→ **What is asked**
Repeat, exactly and completely, the material that follows. Omit the pictures.

→ **Supplied records**
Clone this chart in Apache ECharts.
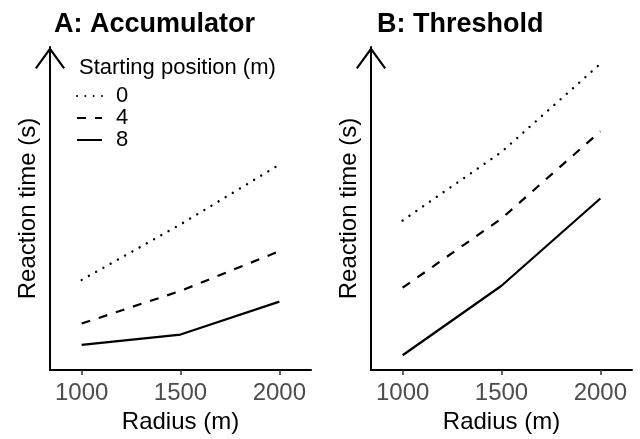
<!DOCTYPE html>
<html>
<head>
<meta charset="utf-8">
<script src="https://cdn.jsdelivr.net/npm/echarts@6/dist/echarts.min.js"></script>
<style>
  html, body { margin: 0; padding: 0; background: #fff; }
  #chart { width: 640px; height: 439px; }
</style>
</head>
<body>
<div id="chart"></div>
<script>
// Radius on the x axis, shared by both panels
const radius = [1000, 1500, 2000];
const xTicks = [1000, 1500, 2000];
const startLabels = ['0', '4', '8'];

// Panel A: accumulator model, reaction time (arbitrary units) per starting position
const accum0 = [2.79, 4.51, 6.36];
const accum4 = [1.44, 2.45, 3.68];
const accum8 = [0.78, 1.10, 2.12];

// Panel B: threshold model
const thresh0 = [4.63, 6.75, 9.48];
const thresh4 = [2.55, 4.69, 7.39];
const thresh8 = [0.46, 2.61, 5.31];

const FONT = '"Liberation Sans", Arial, Helvetica, sans-serif';
// dotted / dashed / solid, one style per starting position
const lineStyles = [
  { type: [0.01, 8.3], cap: 'round', width: 2.4 },
  { type: [9, 9], cap: 'butt', width: 2.2 },
  { type: 'solid', cap: 'butt', width: 2.2 }
];

// open chevron drawn as a thin filled V
const chevron = 'path://M0,20.6 L15,0 L30,20.6 L28.3,21.8 L15,3.6 L1.7,21.8 Z';

function pairs(ys) { return radius.map((r, i) => [r, ys[i]]); }

function xAxisFor(idx) {
  return {
    gridIndex: idx, type: 'value', min: 840, max: 2160,
    splitLine: { show: false },
    axisLine: { lineStyle: { color: '#000', width: 2 } },
    axisTick: { customValues: xTicks, length: 5, lineStyle: { color: '#333', width: 1.5 } },
    axisLabel: {
      customValues: xTicks, color: '#4D4D4D', fontSize: 24, fontFamily: FONT, margin: 11,
      formatter: v => String(v)
    },
    name: 'Radius (m)', nameLocation: 'middle', nameGap: 37,
    nameTextStyle: { color: '#000', fontSize: 24, fontFamily: FONT }
  };
}
function yAxisFor(idx) {
  return {
    gridIndex: idx, type: 'value', min: 0, max: 10,
    splitLine: { show: false }, axisTick: { show: false }, axisLabel: { show: false },
    axisLine: {
      show: true, lineStyle: { color: '#000', width: 2 },
      symbol: ['none', chevron], symbolSize: [30, 22], symbolOffset: [0, -11]
    },
    name: 'Reaction time (s)', nameLocation: 'middle', nameGap: 10,
    nameTextStyle: { color: '#000', fontSize: 24, fontFamily: FONT }
  };
}
function seriesFor(idx, sets) {
  return sets.map((ys, k) => ({
    name: startLabels[k], type: 'line', xAxisIndex: idx, yAxisIndex: idx,
    data: pairs(ys), symbol: 'none', animation: false,
    lineStyle: Object.assign({ color: '#000' }, lineStyles[k]),
    itemStyle: { color: 'rgba(0,0,0,0)' }
  }));
}

const chart = echarts.init(document.getElementById('chart'), null, { renderer: 'canvas' });
chart.setOption({
  backgroundColor: '#fff',
  animation: false,
  title: [
    { text: 'A: Accumulator', left: 49, top: 6, textStyle: { fontSize: 27, fontWeight: 'bold', color: '#000', fontFamily: FONT } },
    { text: 'B: Threshold', left: 372, top: 6, textStyle: { fontSize: 27, fontWeight: 'bold', color: '#000', fontFamily: FONT } },
    { text: 'Starting position (m)', left: 74, top: 52, textStyle: { fontSize: 22, fontWeight: 'normal', color: '#000', fontFamily: FONT } }
  ],
  legend: {
    data: startLabels, orient: 'vertical', left: 76, top: 85,
    itemWidth: 25, itemHeight: 14, itemGap: 0, padding: 0,
    itemStyle: { color: 'rgba(0,0,0,0)', opacity: 0 },
    textStyle: { fontSize: 22, lineHeight: 21.5, color: '#000', fontFamily: FONT, padding: [0, 0, 0, 9] },
    selectedMode: false
  },
  grid: [
    { left: 50, width: 261, top: 47, bottom: 66 },
    { left: 371, width: 261, top: 47, bottom: 66 }
  ],
  xAxis: [xAxisFor(0), xAxisFor(1)],
  yAxis: [yAxisFor(0), yAxisFor(1)],
  series: [
    ...seriesFor(0, [accum0, accum4, accum8]),
    ...seriesFor(1, [thresh0, thresh4, thresh8])
  ]
});
</script>
</body>
</html>
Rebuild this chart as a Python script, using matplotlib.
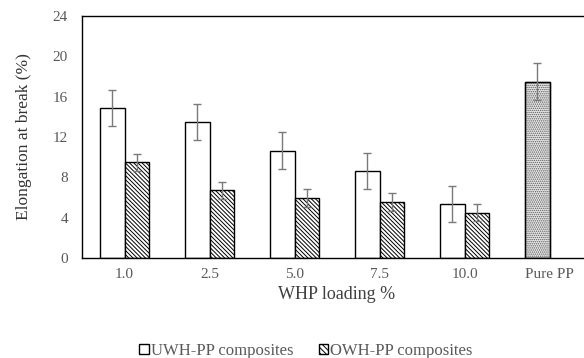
import numpy as np
import matplotlib
matplotlib.use("Agg")
import matplotlib.pyplot as plt
from matplotlib.patches import Patch

plt.rcParams['font.family'] = ['Liberation Serif', 'DejaVu Serif']
plt.rcParams['hatch.linewidth'] = 0.7

# data
groups = ['1.0', '2.5', '5.0', '7.5', '10.0', 'Pure PP']
uwh = [14.9, 13.5, 10.65, 8.6, 5.35]
uwh_err = [1.8, 1.8, 1.8, 1.8, 1.8]
owh = [9.5, 6.7, 5.95, 5.55, 4.5]
owh_err = [0.85, 0.85, 0.85, 0.85, 0.85]
pure_pp = 17.5
pure_pp_err = 1.8

grey = '#595959'
fig = plt.figure(figsize=(5.84, 3.58), dpi=100)
ax = fig.add_axes([82/584, 100/358, 510/584, 242/358])

x = np.arange(len(groups))
w = 0.294
ekw = dict(ecolor='#7a7a7a', elinewidth=1.0, capsize=2.8, capthick=1.0)

ax.bar(x[:5] - w/2, uwh, w, yerr=uwh_err, color='white', edgecolor='black',
       linewidth=1.0, error_kw=ekw, zorder=2)
ax.bar(x[:5] + w/2, owh, w, yerr=owh_err, color='white', edgecolor='black',
       hatch='\\' * 8, linewidth=1.0, error_kw=ekw, zorder=2)
ax.bar(x[5] - w/2, pure_pp, w, yerr=pure_pp_err, color='#e8e8e8', edgecolor='#5a5a5a',
       hatch='.' * 8, linewidth=1.0, error_kw=ekw, zorder=2)
# dark outline for the Pure PP bar
ax.bar(x[5] - w/2, pure_pp, w, color='none', edgecolor='black', linewidth=1.0, zorder=2)

ax.set_xlim(-0.5, 5.5)
ax.set_ylim(0, 24)
ax.set_yticks(np.arange(0, 25, 4))
ax.set_xticks(x)
ax.set_xticklabels(groups)
ax.tick_params(length=0, labelsize=11, colors=grey, pad=7)
ax.tick_params(axis='y', pad=10)
for s in ['left', 'bottom', 'top']:
    ax.spines[s].set_linewidth(1.0)
ax.spines['right'].set_visible(False)

ax.set_ylabel('Elongation at break (%)', fontsize=12.5, color='#333333', labelpad=15)
ax.set_xlabel('WHP loading %', fontsize=13, color='#404040', labelpad=4)

handles = [Patch(facecolor='white', edgecolor='black', label='UWH-PP composites'),
           Patch(facecolor='white', edgecolor='black', hatch='\\' * 6, label='OWH-PP composites')]
fig.legend(handles=handles, loc='center', bbox_to_anchor=(306/584, 1 - 351/358), ncol=2,
           frameon=False, fontsize=12, labelcolor=grey, handlelength=0.55, handleheight=0.55,
           handletextpad=0.15, columnspacing=1.5)

fig.savefig('out.png', dpi=100)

→ **Solution to this exercise**
Clone this chart in Apache ECharts.
<!DOCTYPE html>
<html>
<head>
<meta charset="utf-8">
<script src="https://cdn.jsdelivr.net/npm/echarts@6/dist/echarts.min.js"></script>
<style>
  html, body { margin: 0; padding: 0; background: #fff; }
  #chart { width: 640px; height: 439px; }
</style>
</head>
<body>
<div id="chart"></div>
<script>
// Radius on the x axis, shared by both panels
const radius = [1000, 1500, 2000];
const xTicks = [1000, 1500, 2000];
const startLabels = ['0', '4', '8'];

// Panel A: accumulator model, reaction time (arbitrary units) per starting position
const accum0 = [2.79, 4.51, 6.36];
const accum4 = [1.44, 2.45, 3.68];
const accum8 = [0.78, 1.10, 2.12];

// Panel B: threshold model
const thresh0 = [4.63, 6.75, 9.48];
const thresh4 = [2.55, 4.69, 7.39];
const thresh8 = [0.46, 2.61, 5.31];

const FONT = '"Liberation Sans", Arial, Helvetica, sans-serif';
// dotted / dashed / solid, one style per starting position
const lineStyles = [
  { type: [0.01, 8.3], cap: 'round', width: 2.4 },
  { type: [9, 9], cap: 'butt', width: 2.2 },
  { type: 'solid', cap: 'butt', width: 2.2 }
];

// open chevron drawn as a thin filled V
const chevron = 'path://M0,20.6 L15,0 L30,20.6 L28.3,21.8 L15,3.6 L1.7,21.8 Z';

function pairs(ys) { return radius.map((r, i) => [r, ys[i]]); }

function xAxisFor(idx) {
  return {
    gridIndex: idx, type: 'value', min: 840, max: 2160,
    splitLine: { show: false },
    axisLine: { lineStyle: { color: '#000', width: 2 } },
    axisTick: { customValues: xTicks, length: 5, lineStyle: { color: '#333', width: 1.5 } },
    axisLabel: {
      customValues: xTicks, color: '#4D4D4D', fontSize: 24, fontFamily: FONT, margin: 11,
      formatter: v => String(v)
    },
    name: 'Radius (m)', nameLocation: 'middle', nameGap: 37,
    nameTextStyle: { color: '#000', fontSize: 24, fontFamily: FONT }
  };
}
function yAxisFor(idx) {
  return {
    gridIndex: idx, type: 'value', min: 0, max: 10,
    splitLine: { show: false }, axisTick: { show: false }, axisLabel: { show: false },
    axisLine: {
      show: true, lineStyle: { color: '#000', width: 2 },
      symbol: ['none', chevron], symbolSize: [30, 22], symbolOffset: [0, -11]
    },
    name: 'Reaction time (s)', nameLocation: 'middle', nameGap: 10,
    nameTextStyle: { color: '#000', fontSize: 24, fontFamily: FONT }
  };
}
function seriesFor(idx, sets) {
  return sets.map((ys, k) => ({
    name: startLabels[k], type: 'line', xAxisIndex: idx, yAxisIndex: idx,
    data: pairs(ys), symbol: 'none', animation: false,
    lineStyle: Object.assign({ color: '#000' }, lineStyles[k]),
    itemStyle: { color: 'rgba(0,0,0,0)' }
  }));
}

const chart = echarts.init(document.getElementById('chart'), null, { renderer: 'canvas' });
chart.setOption({
  backgroundColor: '#fff',
  animation: false,
  title: [
    { text: 'A: Accumulator', left: 49, top: 6, textStyle: { fontSize: 27, fontWeight: 'bold', color: '#000', fontFamily: FONT } },
    { text: 'B: Threshold', left: 372, top: 6, textStyle: { fontSize: 27, fontWeight: 'bold', color: '#000', fontFamily: FONT } },
    { text: 'Starting position (m)', left: 74, top: 52, textStyle: { fontSize: 22, fontWeight: 'normal', color: '#000', fontFamily: FONT } }
  ],
  legend: {
    data: startLabels, orient: 'vertical', left: 76, top: 85,
    itemWidth: 25, itemHeight: 14, itemGap: 0, padding: 0,
    itemStyle: { color: 'rgba(0,0,0,0)', opacity: 0 },
    textStyle: { fontSize: 22, lineHeight: 21.5, color: '#000', fontFamily: FONT, padding: [0, 0, 0, 9] },
    selectedMode: false
  },
  grid: [
    { left: 50, width: 261, top: 47, bottom: 66 },
    { left: 371, width: 261, top: 47, bottom: 66 }
  ],
  xAxis: [xAxisFor(0), xAxisFor(1)],
  yAxis: [yAxisFor(0), yAxisFor(1)],
  series: [
    ...seriesFor(0, [accum0, accum4, accum8]),
    ...seriesFor(1, [thresh0, thresh4, thresh8])
  ]
});
</script>
</body>
</html>
Rebuild this chart as a Python script, using matplotlib.
import numpy as np
import matplotlib
matplotlib.use("Agg")
import matplotlib.pyplot as plt
from matplotlib.patches import Patch

plt.rcParams['font.family'] = ['Liberation Serif', 'DejaVu Serif']
plt.rcParams['hatch.linewidth'] = 0.7

# data
groups = ['1.0', '2.5', '5.0', '7.5', '10.0', 'Pure PP']
uwh = [14.9, 13.5, 10.65, 8.6, 5.35]
uwh_err = [1.8, 1.8, 1.8, 1.8, 1.8]
owh = [9.5, 6.7, 5.95, 5.55, 4.5]
owh_err = [0.85, 0.85, 0.85, 0.85, 0.85]
pure_pp = 17.5
pure_pp_err = 1.8

grey = '#595959'
fig = plt.figure(figsize=(5.84, 3.58), dpi=100)
ax = fig.add_axes([82/584, 100/358, 510/584, 242/358])

x = np.arange(len(groups))
w = 0.294
ekw = dict(ecolor='#7a7a7a', elinewidth=1.0, capsize=2.8, capthick=1.0)

ax.bar(x[:5] - w/2, uwh, w, yerr=uwh_err, color='white', edgecolor='black',
       linewidth=1.0, error_kw=ekw, zorder=2)
ax.bar(x[:5] + w/2, owh, w, yerr=owh_err, color='white', edgecolor='black',
       hatch='\\' * 8, linewidth=1.0, error_kw=ekw, zorder=2)
ax.bar(x[5] - w/2, pure_pp, w, yerr=pure_pp_err, color='#e8e8e8', edgecolor='#5a5a5a',
       hatch='.' * 8, linewidth=1.0, error_kw=ekw, zorder=2)
# dark outline for the Pure PP bar
ax.bar(x[5] - w/2, pure_pp, w, color='none', edgecolor='black', linewidth=1.0, zorder=2)

ax.set_xlim(-0.5, 5.5)
ax.set_ylim(0, 24)
ax.set_yticks(np.arange(0, 25, 4))
ax.set_xticks(x)
ax.set_xticklabels(groups)
ax.tick_params(length=0, labelsize=11, colors=grey, pad=7)
ax.tick_params(axis='y', pad=10)
for s in ['left', 'bottom', 'top']:
    ax.spines[s].set_linewidth(1.0)
ax.spines['right'].set_visible(False)

ax.set_ylabel('Elongation at break (%)', fontsize=12.5, color='#333333', labelpad=15)
ax.set_xlabel('WHP loading %', fontsize=13, color='#404040', labelpad=4)

handles = [Patch(facecolor='white', edgecolor='black', label='UWH-PP composites'),
           Patch(facecolor='white', edgecolor='black', hatch='\\' * 6, label='OWH-PP composites')]
fig.legend(handles=handles, loc='center', bbox_to_anchor=(306/584, 1 - 351/358), ncol=2,
           frameon=False, fontsize=12, labelcolor=grey, handlelength=0.55, handleheight=0.55,
           handletextpad=0.15, columnspacing=1.5)

fig.savefig('out.png', dpi=100)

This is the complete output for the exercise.